■ Short problem
Restate the data exactly as given and keep the pictures out.

■ Data extract

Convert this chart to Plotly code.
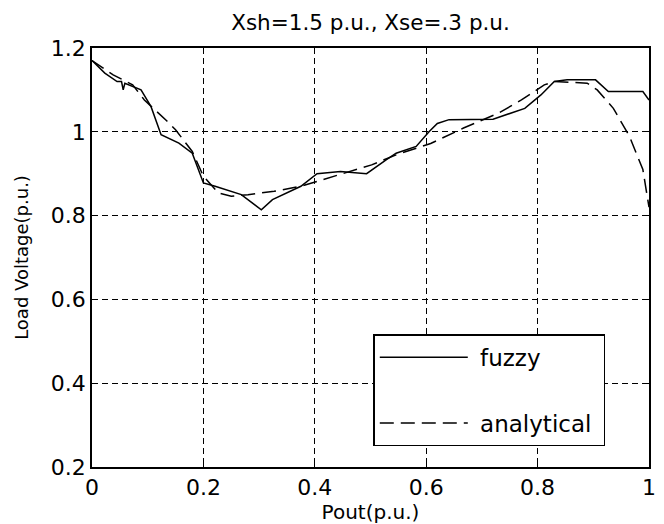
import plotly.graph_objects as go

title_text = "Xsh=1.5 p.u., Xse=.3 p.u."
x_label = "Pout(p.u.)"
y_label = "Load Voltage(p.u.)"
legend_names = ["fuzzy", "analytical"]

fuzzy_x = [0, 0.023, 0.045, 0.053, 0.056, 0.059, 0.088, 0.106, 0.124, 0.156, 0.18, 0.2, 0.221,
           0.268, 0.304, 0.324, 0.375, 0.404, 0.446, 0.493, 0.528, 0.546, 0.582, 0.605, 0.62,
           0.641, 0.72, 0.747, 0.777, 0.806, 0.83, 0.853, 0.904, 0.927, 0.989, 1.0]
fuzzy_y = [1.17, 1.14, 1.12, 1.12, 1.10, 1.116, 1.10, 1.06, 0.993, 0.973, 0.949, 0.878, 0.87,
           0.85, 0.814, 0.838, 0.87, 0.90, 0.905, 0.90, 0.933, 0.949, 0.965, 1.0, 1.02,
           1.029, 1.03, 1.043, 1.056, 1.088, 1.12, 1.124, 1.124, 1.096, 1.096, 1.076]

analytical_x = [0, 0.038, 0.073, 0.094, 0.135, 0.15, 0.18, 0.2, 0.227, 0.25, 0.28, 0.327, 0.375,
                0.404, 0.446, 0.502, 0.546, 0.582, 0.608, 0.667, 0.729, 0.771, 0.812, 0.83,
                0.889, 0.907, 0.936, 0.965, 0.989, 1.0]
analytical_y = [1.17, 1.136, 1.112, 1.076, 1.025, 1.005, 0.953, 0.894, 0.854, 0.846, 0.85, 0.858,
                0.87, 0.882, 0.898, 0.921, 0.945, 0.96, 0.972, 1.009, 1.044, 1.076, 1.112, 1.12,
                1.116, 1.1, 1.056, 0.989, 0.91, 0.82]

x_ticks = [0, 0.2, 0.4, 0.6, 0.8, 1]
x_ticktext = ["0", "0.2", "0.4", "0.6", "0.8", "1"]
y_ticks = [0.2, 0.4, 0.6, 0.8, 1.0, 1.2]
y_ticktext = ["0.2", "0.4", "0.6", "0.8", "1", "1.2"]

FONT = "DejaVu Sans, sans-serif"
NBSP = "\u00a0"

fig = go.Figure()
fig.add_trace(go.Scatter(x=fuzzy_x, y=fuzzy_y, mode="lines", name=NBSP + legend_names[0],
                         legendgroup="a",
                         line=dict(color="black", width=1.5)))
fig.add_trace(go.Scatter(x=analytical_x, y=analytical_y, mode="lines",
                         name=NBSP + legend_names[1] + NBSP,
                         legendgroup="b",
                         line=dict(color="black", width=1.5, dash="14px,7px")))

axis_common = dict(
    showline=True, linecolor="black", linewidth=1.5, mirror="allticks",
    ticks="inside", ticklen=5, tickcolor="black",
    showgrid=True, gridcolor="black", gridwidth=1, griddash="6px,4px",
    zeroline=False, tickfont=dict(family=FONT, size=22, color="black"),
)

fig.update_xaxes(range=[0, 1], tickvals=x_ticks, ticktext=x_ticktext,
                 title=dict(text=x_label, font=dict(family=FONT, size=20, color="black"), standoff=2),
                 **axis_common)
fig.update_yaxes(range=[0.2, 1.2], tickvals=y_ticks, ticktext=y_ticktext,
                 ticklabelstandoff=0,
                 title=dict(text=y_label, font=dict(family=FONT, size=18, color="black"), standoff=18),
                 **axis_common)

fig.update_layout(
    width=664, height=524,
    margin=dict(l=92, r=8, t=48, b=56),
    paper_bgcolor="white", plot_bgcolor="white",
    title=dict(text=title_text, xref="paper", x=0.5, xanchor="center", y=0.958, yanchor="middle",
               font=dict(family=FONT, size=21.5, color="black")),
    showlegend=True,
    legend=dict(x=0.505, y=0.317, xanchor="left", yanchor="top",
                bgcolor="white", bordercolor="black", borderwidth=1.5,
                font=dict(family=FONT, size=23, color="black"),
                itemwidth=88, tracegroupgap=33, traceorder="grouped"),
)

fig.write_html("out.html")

■ Correct answer
Convert this chart to Plotly code.
import plotly.graph_objects as go

title_text = "Xsh=1.5 p.u., Xse=.3 p.u."
x_label = "Pout(p.u.)"
y_label = "Load Voltage(p.u.)"
legend_names = ["fuzzy", "analytical"]

fuzzy_x = [0, 0.023, 0.045, 0.053, 0.056, 0.059, 0.088, 0.106, 0.124, 0.156, 0.18, 0.2, 0.221,
           0.268, 0.304, 0.324, 0.375, 0.404, 0.446, 0.493, 0.528, 0.546, 0.582, 0.605, 0.62,
           0.641, 0.72, 0.747, 0.777, 0.806, 0.83, 0.853, 0.904, 0.927, 0.989, 1.0]
fuzzy_y = [1.17, 1.14, 1.12, 1.12, 1.10, 1.116, 1.10, 1.06, 0.993, 0.973, 0.949, 0.878, 0.87,
           0.85, 0.814, 0.838, 0.87, 0.90, 0.905, 0.90, 0.933, 0.949, 0.965, 1.0, 1.02,
           1.029, 1.03, 1.043, 1.056, 1.088, 1.12, 1.124, 1.124, 1.096, 1.096, 1.076]

analytical_x = [0, 0.038, 0.073, 0.094, 0.135, 0.15, 0.18, 0.2, 0.227, 0.25, 0.28, 0.327, 0.375,
                0.404, 0.446, 0.502, 0.546, 0.582, 0.608, 0.667, 0.729, 0.771, 0.812, 0.83,
                0.889, 0.907, 0.936, 0.965, 0.989, 1.0]
analytical_y = [1.17, 1.136, 1.112, 1.076, 1.025, 1.005, 0.953, 0.894, 0.854, 0.846, 0.85, 0.858,
                0.87, 0.882, 0.898, 0.921, 0.945, 0.96, 0.972, 1.009, 1.044, 1.076, 1.112, 1.12,
                1.116, 1.1, 1.056, 0.989, 0.91, 0.82]

x_ticks = [0, 0.2, 0.4, 0.6, 0.8, 1]
x_ticktext = ["0", "0.2", "0.4", "0.6", "0.8", "1"]
y_ticks = [0.2, 0.4, 0.6, 0.8, 1.0, 1.2]
y_ticktext = ["0.2", "0.4", "0.6", "0.8", "1", "1.2"]

FONT = "DejaVu Sans, sans-serif"
NBSP = "\u00a0"

fig = go.Figure()
fig.add_trace(go.Scatter(x=fuzzy_x, y=fuzzy_y, mode="lines", name=NBSP + legend_names[0],
                         legendgroup="a",
                         line=dict(color="black", width=1.5)))
fig.add_trace(go.Scatter(x=analytical_x, y=analytical_y, mode="lines",
                         name=NBSP + legend_names[1] + NBSP,
                         legendgroup="b",
                         line=dict(color="black", width=1.5, dash="14px,7px")))

axis_common = dict(
    showline=True, linecolor="black", linewidth=1.5, mirror="allticks",
    ticks="inside", ticklen=5, tickcolor="black",
    showgrid=True, gridcolor="black", gridwidth=1, griddash="6px,4px",
    zeroline=False, tickfont=dict(family=FONT, size=22, color="black"),
)

fig.update_xaxes(range=[0, 1], tickvals=x_ticks, ticktext=x_ticktext,
                 title=dict(text=x_label, font=dict(family=FONT, size=20, color="black"), standoff=2),
                 **axis_common)
fig.update_yaxes(range=[0.2, 1.2], tickvals=y_ticks, ticktext=y_ticktext,
                 ticklabelstandoff=0,
                 title=dict(text=y_label, font=dict(family=FONT, size=18, color="black"), standoff=18),
                 **axis_common)

fig.update_layout(
    width=664, height=524,
    margin=dict(l=92, r=8, t=48, b=56),
    paper_bgcolor="white", plot_bgcolor="white",
    title=dict(text=title_text, xref="paper", x=0.5, xanchor="center", y=0.958, yanchor="middle",
               font=dict(family=FONT, size=21.5, color="black")),
    showlegend=True,
    legend=dict(x=0.505, y=0.317, xanchor="left", yanchor="top",
                bgcolor="white", bordercolor="black", borderwidth=1.5,
                font=dict(family=FONT, size=23, color="black"),
                itemwidth=88, tracegroupgap=33, traceorder="grouped"),
)

fig.write_html("out.html")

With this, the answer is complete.